La danse et le théâtre, de Retour à Berratham
Retour à Berratham, tout comme Battlefield, s’ouvre alors que la guerre touche à sa fin. L’enjeu n’est donc pas le conflit en tant que tel mais bien ses conséquences, les jours d’après, la survie et la reconstruction. Revenir sur les ruines dans d’un conflit peut faire ressurgir toute la violence de celui-ci. Car enfin, on prend la pleine mesure du désastre, de l’irrémédiable.
C’est l’étroite collaboration entre trois artistes qui fait de ce spectacle une expérience totale, très forte, qui nous marque bien au-delà de la représentation. Si le chorégraphe, Angelin Preljocaj est à l’initiative du projet puisqu’il a passé une commande à l’écrivain Laurent Mauvignier, au final, la danse et les mots s’entremêlent à merveille dans le décor d’Adel Abdessemed qui offre un écrin sombre à la tragédie post apocalyptique qui se déroule sous nos yeux. Car la fin de la guerre ne signifie pas forcément libération et félicité. Bien au contraire, Berratham ressemble davantage à une prison ou une décharge. Entouré de grillages, avec pour seule présence une carcasse de voiture et des sacs poubelles.

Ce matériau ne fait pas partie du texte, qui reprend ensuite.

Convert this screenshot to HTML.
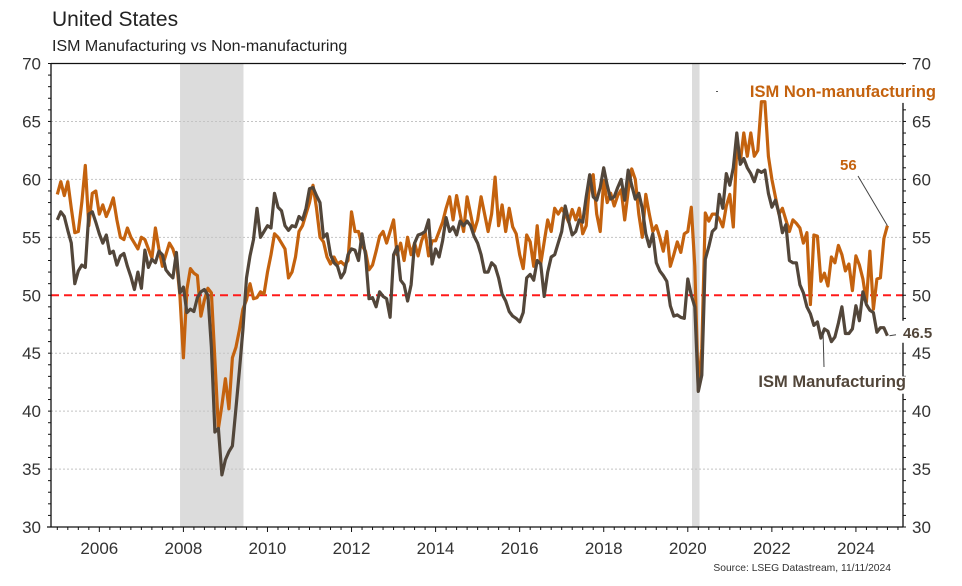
<!DOCTYPE html>
<html><head><meta charset="utf-8"><style>
html,body{margin:0;padding:0;background:#fff;}
svg{display:block;font-family:"Liberation Sans",Arial,sans-serif;}
</style></head><body>
<svg id="chart" width="962" height="586" viewBox="0 0 962 586" xmlns="http://www.w3.org/2000/svg">
<text x="52" y="26" font-size="21" fill="#222">United States</text>
<text x="52" y="51" font-size="16" fill="#222">ISM Manufacturing vs Non-manufacturing</text>
<g id="bg"></g><g id="grid"></g><g id="series"></g><g id="axes"></g><g id="labels"></g>
<text x="891" y="571" font-size="10.3" fill="#333" text-anchor="end">Source: LSEG Datastream, 11/11/2024</text>
</svg>
<script>
const yTicks=[30,35,40,45,50,55,60,65,70];
const xTickYears=[2006,2008,2010,2012,2014,2016,2018,2020,2022,2024];
const recessions=[[2007.92,2009.43],[2020.1,2020.28]];
const startYear=2005;
const manufacturing=[
56.5,57.2,56.8,55.6,54.5,51,52.1,52.6,52.4,57,57.2,56.3,
55.3,54.5,55.2,53.6,53.8,52.6,53.4,53.6,52.5,51.6,50.5,52,
50.6,53.9,52.4,53.1,52.8,53.8,53.5,52.2,51.8,51.5,53.7,50.2,
50.7,48.5,48.8,48.6,49.8,50.3,50.5,50,45.5,38.2,38.5,34.5,
35.8,36.5,37,40.2,43.5,47,51.5,53.4,54.8,57.5,55,55.5,
56,55.8,58.8,57.6,57.3,56,55.6,56,55.9,56.8,56.5,57.5,
59.2,59.3,58.6,58,55,55.3,53.5,52.8,52.5,51.5,52,53.5,
54,53.9,53,55.3,53.5,49.7,49.8,49,50.3,49.9,49.7,48.1,
53.5,54.2,51.3,50.9,49.5,50.9,54.5,55.2,55.3,55.5,56.5,52.7,
54,53.3,54.7,56.7,55.5,55.9,55.2,56.4,56,56.4,56,55.1,
54.5,53.5,52,52,52.8,52.5,51.5,50.1,49.5,48.6,48.2,48,
47.7,48.5,51.5,51.8,51.3,53,52.7,49.9,52,53.3,53.5,54.5,
55.5,57.7,56.4,55.2,55.5,56.5,56.3,58.5,60.4,58.5,58.2,59.3,
61,59.5,58.3,58.5,59.3,60,58.2,60.8,59.5,58.3,58.8,57.5,
55.3,54.2,55.3,52.8,52.1,51.7,51.2,49.1,48.2,48.3,48.1,48,
51.4,50,49,41.7,43.1,53.1,54.2,55.5,55.8,58.7,57.5,60.5,
59.5,61,64,61.3,61.8,61,60.5,59.8,60.8,60.6,60.8,58.8,
57.6,58.2,57.1,55.4,56.1,53,52.8,52.8,50.9,50.2,49,48.4,
47.4,47.7,46.3,47.1,46.9,46,46.4,47.6,49,46.7,46.7,47.1,
49.1,47.8,50.3,49.2,48.7,48.5,46.8,47.2,47.2,46.5];
const nonManufacturing=[
58.7,59.8,58.6,59.8,57.5,55.4,55.5,58,61.2,56,58.8,59,
57,57.8,56.8,57.5,58.4,56.5,55,54.8,55.8,55,54.5,54,
55,54.8,54,53.2,55.8,54,52.5,53.5,54.5,54,53,50,
44.6,50.5,52.3,51.9,51.7,48.2,49.6,50.6,50.2,44.4,38.5,40.5,
42.8,40.2,44.6,45.5,47,48.8,49.6,51,49.7,49.8,50.3,50.1,
52,53.5,55.3,55,54.5,54,51.5,52,53.3,55.5,56,57,
58,59.5,57.5,55,54.6,53.3,52.7,53.3,52.7,52.9,52.6,53,
57.2,55.5,55.5,54.3,53.8,52.2,52.6,53.8,55.1,55.5,54.5,55.5,
56.5,53.5,54.5,53,55,53.5,54.5,53.4,54.7,55.5,53.4,54.7,
54.7,55.5,56.3,57.5,58.5,56.5,58.6,57,55.5,58.5,57,55.5,
56.5,58.5,57,55.5,57,60.2,56,57.8,55.5,57.5,55.9,55.3,
53.5,52.3,55.2,54.6,52.5,56,52.7,54.6,56.5,55.5,57.5,57,
57.5,57,56.3,57.4,56.5,57.5,55.3,56,59.8,60.4,57,55.5,
59.9,58,58.8,57.7,58.6,59.1,56.5,59,60.9,60,57,55,
58.7,57,55.5,56,55,53.8,55.5,52.5,53.5,54.6,53.7,55.3,
55.5,57.6,52.5,41.8,45.4,57.1,56.4,57,57,56.6,55.9,57.7,
58.7,55.9,62.8,61.5,64,62,64,62,62.5,66.7,66.7,62,
60,58.5,57,57.5,56.5,55.5,56.5,56.2,55.8,54.5,55.4,49.2,
55.2,55.1,51.2,51.9,50.8,53.3,52.8,54.3,53.5,52.1,52.7,50.4,
53.4,52.6,51.4,49.4,53.8,48.8,51.4,51.5,54.9,56.0];

const NS="http://www.w3.org/2000/svg";
const L=51,R=903,T=63.5,B=527;
const x0=2004.85,x1=2025.12;
function xs(t){return L+(t-x0)/(x1-x0)*(R-L);}
function ys(v){return B-(v-30)/40*(B-T);}
function mk(tag,attrs,parent){const e=document.createElementNS(NS,tag);for(const k in attrs)e.setAttribute(k,attrs[k]);parent.appendChild(e);return e;}
const bg=document.getElementById('bg'),grid=document.getElementById('grid'),ser=document.getElementById('series'),ax=document.getElementById('axes'),lab=document.getElementById('labels');

recessions.forEach(r=>{
  const e=mk('rect',{x:xs(r[0]),y:T,width:xs(r[1])-xs(r[0]),height:B-T,fill:'#dcdcdc'},bg);
  
  
});
yTicks.forEach(v=>{
  if(v!==30&&v!==70&&v!==50){
    const g=mk('line',{x1:L,x2:R,y1:ys(v),y2:ys(v),stroke:'#c4c4c4','stroke-width':1,'stroke-dasharray':'2,2'},grid);
    
    
  }
});
const ref=mk('line',{x1:L,x2:R,y1:ys(50),y2:ys(50),stroke:'#ff1a1a','stroke-width':2,'stroke-dasharray':'8,5'},grid);



function path(arr){let d='';arr.forEach((v,i)=>{const t=startYear+i/12;d+=(i?'L':'M')+xs(t).toFixed(1)+','+ys(v).toFixed(1);});return d;}
const pn=mk('path',{d:path(nonManufacturing),fill:'none',stroke:'#c4620e','stroke-width':3.2,'stroke-linejoin':'round'},ser);


const pm=mk('path',{d:path(manufacturing),fill:'none',stroke:'#52463a','stroke-width':3.2,'stroke-linejoin':'round'},ser);



// axes
mk('line',{x1:L,x2:R,y1:T,y2:T,stroke:'#111','stroke-width':1.3},ax);
mk('line',{x1:L-4,x2:R,y1:B,y2:B,stroke:'#111','stroke-width':1.3},ax);
mk('line',{x1:L,x2:L,y1:T,y2:B,stroke:'#111','stroke-width':1.3},ax);
mk('line',{x1:R,x2:R,y1:T,y2:B,stroke:'#111','stroke-width':1.3},ax);
for(let v=30;v<=70;v++){
  mk('line',{x1:L-3,x2:L,y1:ys(v),y2:ys(v),stroke:'#111','stroke-width':1},ax);
  mk('line',{x1:R,x2:R+3,y1:ys(v),y2:ys(v),stroke:'#111','stroke-width':1},ax);
}
// gaps in right axis
mk('rect',{x:R-1,y:ys(47.8),width:6,height:ys(45.9)-ys(47.8),fill:'#fff'},ax);
mk('rect',{x:R-1,y:T+1,width:6,height:ys(66.6)-T-1,fill:'#fff'},ax);
mk('rect',{x:R-1,y:ys(43),width:6,height:ys(41.5)-ys(43),fill:'#fff'},ax);
for(let m=0;m<=241;m+=3){
  const t=2005+m/12; if(t>x1)break;
  const major=(m%24===12);
  mk('line',{x1:xs(t),x2:xs(t),y1:B,y2:B+(major?5:3),stroke:'#111','stroke-width':1},ax);
}
yTicks.forEach(v=>{
  const a=mk('text',{x:L-10,y:ys(v)+6,'font-size':17,'text-anchor':'end',fill:'#333'},lab);a.textContent=v;
  
  
  const b=mk('text',{x:R+9,y:ys(v)+6,'font-size':17,fill:'#333'},lab);b.textContent=v;
  
  
});
xTickYears.forEach(y=>{
  const t=mk('text',{x:xs(y),y:B+27,'font-size':17,'text-anchor':'middle',fill:'#333'},lab);t.textContent=y;
  
  
});
// annotations
const lastN=nonManufacturing[nonManufacturing.length-1],lastM=manufacturing[manufacturing.length-1];
const tEnd=startYear+(manufacturing.length-1)/12;
mk('line',{x1:858,y1:176,x2:xs(tEnd),y2:ys(lastN),stroke:'#444','stroke-width':1},lab);
const a1=mk('text',{x:840,y:170,'font-size':15,'font-weight':'bold',fill:'#c4620e'},lab);a1.textContent=lastN;


mk('line',{x1:xs(tEnd)+2,y1:ys(lastM),x2:896,y2:ys(lastM)-1,stroke:'#444','stroke-width':1},lab);
const a2=mk('text',{x:903,y:338,'font-size':15,'font-weight':'bold',fill:'#52463a'},lab);a2.textContent=lastM;


const l1=mk('text',{x:936,y:97,'font-size':16.5,'font-weight':'bold',fill:'#c4620e','text-anchor':'end'},lab);l1.textContent='ISM Non-manufacturing';


mk('rect',{x:716,y:91,width:2,height:1,fill:'#555'},lab);
mk('line',{x1:823,y1:330,x2:824,y2:367,stroke:'#444','stroke-width':1},lab);
const l2=mk('text',{x:906,y:387,'font-size':16.5,'font-weight':'bold',fill:'#52463a','text-anchor':'end'},lab);l2.textContent='ISM Manufacturing';


</script>
</body></html>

Le personnage principal qui déboule sur la scène est en pleine errance. Esseulé, il revient à Berratham en quête. En quête de sens certainement, mais aussi plus factuellement en quête de Katja, sa fiancée. Il ne rencontre que des gens détruits, assoiffés de vengeance, prêt à le faire payer pour tous les autres. Les groupes s’affrontent, le dépouillent, et il en ressort encore plus désespéré qu’avant. S’il finit par retrouver Katja, ce n’est plus vraiment elle. Pas plus que Berratham n’est Berratham. Plus rien ne sera jamais comme avant.
Brillante idée que de proposer un théâtre dansé, un ballet raconté, où les corps prennent vie pour exprimer ce que les mots sont incapables de raconter. Les images sont très fortes, celle de Katja en particulier qui semble porter au plus profond d’elle-même les traces indélébiles de la guerre. Certaines scènes sont d’une rare violence. Regrettable mais bien utile à qui voudrait rentrer en guerre et confirmer une fois de plus qu’ « après nous le déluge ».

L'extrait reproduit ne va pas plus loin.